Post-discharge assets would not be reabsorbed into the case upon being reopened - this would both frustrate the fresh start provided by the discharge and significantly chill any debtor's attempts to pursue post-discharge claims. Moreover, once the case is closed, the estate ceases to exist but for the limited of property that is not abandoned, nor administered in the case, which remains property of the estate. 11 U.S.C. §544(d).

Conclusion
Barring a situation where a debtor has willfully or fraudulently failed to schedule pre-petition assets, and attempts to reopen the case within one year of discharge, it is extremely unlikely that the debtor risks any negative affect to his discharge. As to assets acquired post-discharge the Code indicates that those assets cannot become a part of the bankruptcy estate.
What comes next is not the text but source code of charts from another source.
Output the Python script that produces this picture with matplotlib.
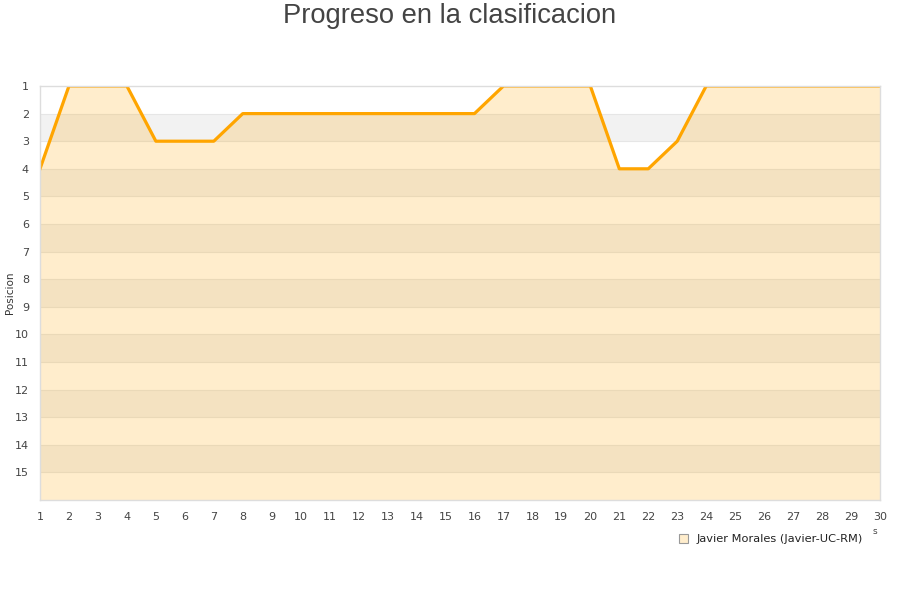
import matplotlib
matplotlib.use('Agg')
import matplotlib.pyplot as plt
from matplotlib.patches import Patch

# jornadas y posicion
jornadas = list(range(1, 31))
posicion = [4, 1, 1, 1, 3, 3, 3, 2, 2, 2, 2, 2, 2, 2, 2, 2,
            1, 1, 1, 1, 4, 4, 3, 1, 1, 1, 1, 1, 1, 1]
y_ticks = list(range(1, 16))
jugador = 'Javier Morales (Javier-UC-RM)'

plt.rcParams['font.family'] = ['DejaVu Sans']

fig = plt.figure(figsize=(9, 6), dpi=100)
ax = fig.add_axes([40 / 900, 1 - 500 / 600, 840 / 900, 414 / 600])

# bandas alternas
for k in range(1, 16):
    if k % 2 == 0:
        ax.axhspan(k, k + 1, color='#f2f2f2', lw=0, zorder=0)
for k in range(2, 16):
    ax.axhline(k, color='#e6e6e6', lw=0.8, zorder=1)

ax.fill_between(jornadas, posicion, 16, color='#ffa500', alpha=0.2, lw=0, zorder=2)
ax.plot(jornadas, posicion, color='#ffa500', lw=2.3, zorder=3)

ax.set_xlim(1, 30)
ax.set_ylim(16, 1)
ax.set_xticks(jornadas)
ax.set_yticks(y_ticks)
ax.tick_params(length=0, labelsize=8, colors='#444444', pad=8)
ax.tick_params(axis='x', pad=9)
for s in ax.spines.values():
    s.set_color('#dddddd')
    s.set_linewidth(1)
    s.set_zorder(4)

fig.text(10 / 900, 1 - 293 / 600, 'Posicion', rotation=90, ha='center', va='center',
         fontsize=7.5, color='#333333')

fig.text(0.5, 1 - 16 / 600, 'Progreso en la clasificacion', ha='center', va='center',
         fontsize=19.7, color='#444444', family='Liberation Sans')

fig.text(875 / 900, 1 - 531 / 600, 's', ha='center', va='center', fontsize=6.5, color='#444444')

leg = fig.legend(handles=[Patch(facecolor='#ffedcc', edgecolor='#999999', lw=0.8)],
                 labels=[jugador], loc='center', bbox_to_anchor=(771 / 900, 1 - 539 / 600),
                 frameon=False, fontsize=8.2, handlelength=0.8, handleheight=0.8,
                 handletextpad=0.8)
for t in leg.get_texts():
    t.set_color('#222222')

fig.savefig('out.png', dpi=100)
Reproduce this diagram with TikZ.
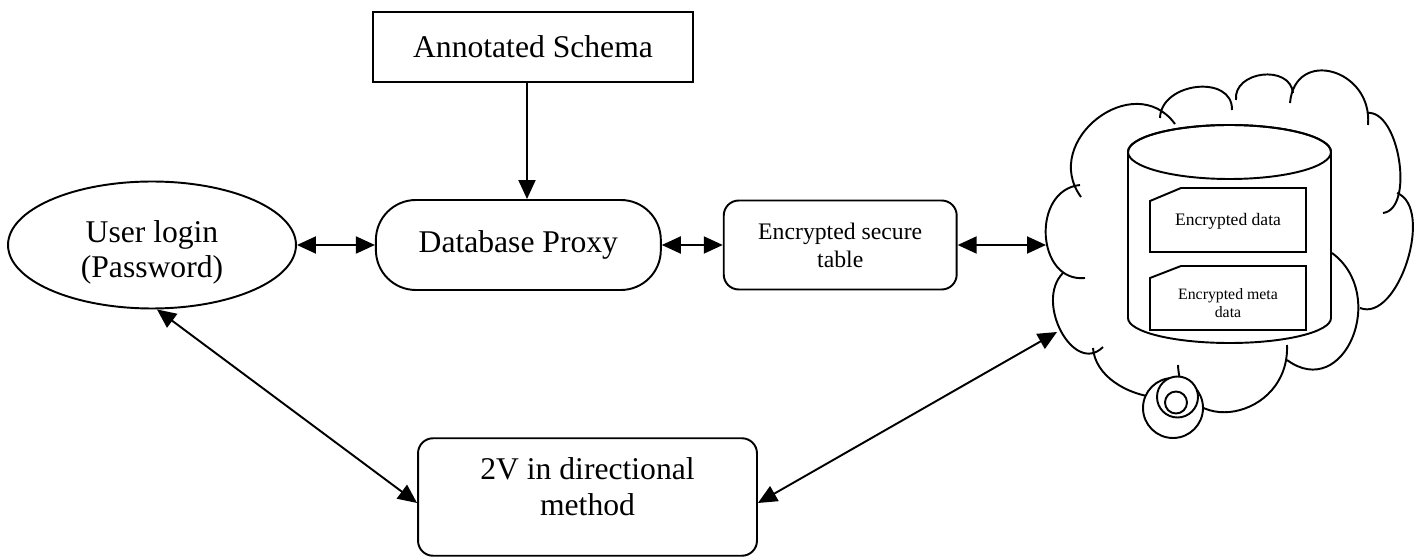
\documentclass[tikz,border=0pt]{standalone}
\usepackage{fontspec}
\setmainfont{Liberation Serif}
\usetikzlibrary{positioning,arrows.meta,shapes.geometric}

\begin{document}
\begin{tikzpicture}[
    x = 0.02cm, y = -0.02cm,
    > = {Triangle[length=0.38cm,width=0.34cm]},
    line width = 1.1pt,
    big/.style={font=\fontsize{18}{20}\selectfont, align=center},
    block/.style={draw, fill=white, big},
    pill/.style={block, rounded corners=0.8cm},
    rbox/.style={draw, fill=white, rounded corners=0.3cm, align=center}
]
    \useasboundingbox (0,0) rectangle (1418,557);

    \node[block, ellipse, inner sep=0pt, minimum width=5.76cm, minimum height=2.54cm] (login) at (152,245) {\rule{0pt}{0.72cm}User login\\(Password)};
    \node[pill, minimum width=5.7cm, minimum height=1.8cm, right=1.56cm of login] (proxy) {Database Proxy};
    \node[rbox, font=\fontsize{13.5}{16}\selectfont, minimum width=4.66cm, minimum height=1.78cm, right=1.22cm of proxy] (secure) {Encrypted secure\\table};
    \node[block, minimum width=6.4cm, minimum height=1.4cm] (schema) at (533,47) {Annotated Schema};
    \node[rbox, big, minimum width=6.78cm, minimum height=2.35cm] (twov) at (587.5,497) {2V in directional\\method\rule[-0.42cm]{0pt}{0pt}};

    % cloud
    \draw (1175,124) .. controls (1134,68) and (1040,141) .. (1081,197);
    \draw (1160,118) .. controls (1161,82) and (1233,74) .. (1232,110);
    \draw (1236,100) .. controls (1233,71) and (1290,64) .. (1293,93);
    \draw (1290,103) .. controls (1295,47) and (1373,69) .. (1368,125);
    \draw (1367,113) .. controls (1399,109) and (1415,209) .. (1383,213);
    \draw (1397,193) .. controls (1435,208) and (1398,323) .. (1360,308);
    \draw (1332,253) .. controls (1389,295) and (1344,402) .. (1287,360);
    \draw (1178,365) .. controls (1181,440) and (1290,420) .. (1287,345);
    \draw (1093,348) .. controls (1095,375) and (1125,395) .. (1160,398);
    \draw (1063,273) .. controls (1034,302) and (1074,376) .. (1103,347);
    \draw (1080,185) .. controls (1031,190) and (1036,283) .. (1085,278);
    \draw[fill=white] (1173,408) circle[radius=30];
    \draw[fill=white] (1177.5,397) circle[radius=20.5];
    \draw (1176,402.5) circle[radius=11];
    \coordinate (cloudw) at (1046,246);
    \coordinate (cloudsw) at (1057,332);

    % database
    \draw[fill=white] (1128,152) -- (1128,318) arc[start angle=180, end angle=0, x radius=101.5, y radius=25]
        -- (1331,152) arc[start angle=0, end angle=-180, x radius=101.5, y radius=27] -- cycle;
    \draw (1229.5,152) ellipse[x radius=101.5, y radius=27];
    \draw (1150,201) -- (1181,188) -- (1306,188) -- (1306,252) -- (1150,252) -- cycle;
    \draw (1150,278) -- (1181,266) -- (1306,266) -- (1306,330) -- (1150,330) -- cycle;
    \node[font=\fontsize{10}{11}\selectfont] (encdata) at (1228,221) {Encrypted data};
    \node[font=\fontsize{9}{10.2}\selectfont, align=center] (encmeta) at (1228,303) {Encrypted meta\\data};

    \draw[->] ([xshift=-0.12cm]schema.south) -- ([xshift=-0.12cm]schema.south |- proxy.north);
    \draw[<->] (login) -- (proxy);
    \draw[<->] (proxy) -- (secure);
    \draw[<->] (secure.east) -- (secure.east -| cloudw);
    \draw[<->] ([xshift=0.1cm]login.south) -- ([yshift=-0.12cm]twov.west);
    \draw[<->] ([yshift=-0.12cm]twov.east) -- (cloudsw);
\end{tikzpicture}
\end{document}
Likewise, assets that were abandoned by the trustee or abandoned by operation of law, those assets revert to property of the debtor post-discharge. If the trustee failed to administer those assets, it stands to reason that they are also safe from interference when a debtor seeks to reopen his bankruptcy case. It is important, however, to fully analyze the debtor's petition, in particular during the 180-day look back period described in 11 U.S.C. §541(a)(5) and during the 1-year statute of limitations period established for revoking a discharge. Cases where reopening the bankruptcy may be necessary should be evaluated on a case-by-case factual basis before filing the motion. In situations where reopening the case could expose the debtor to further liability, it may be wise to wait until the appropriate time bar has passed.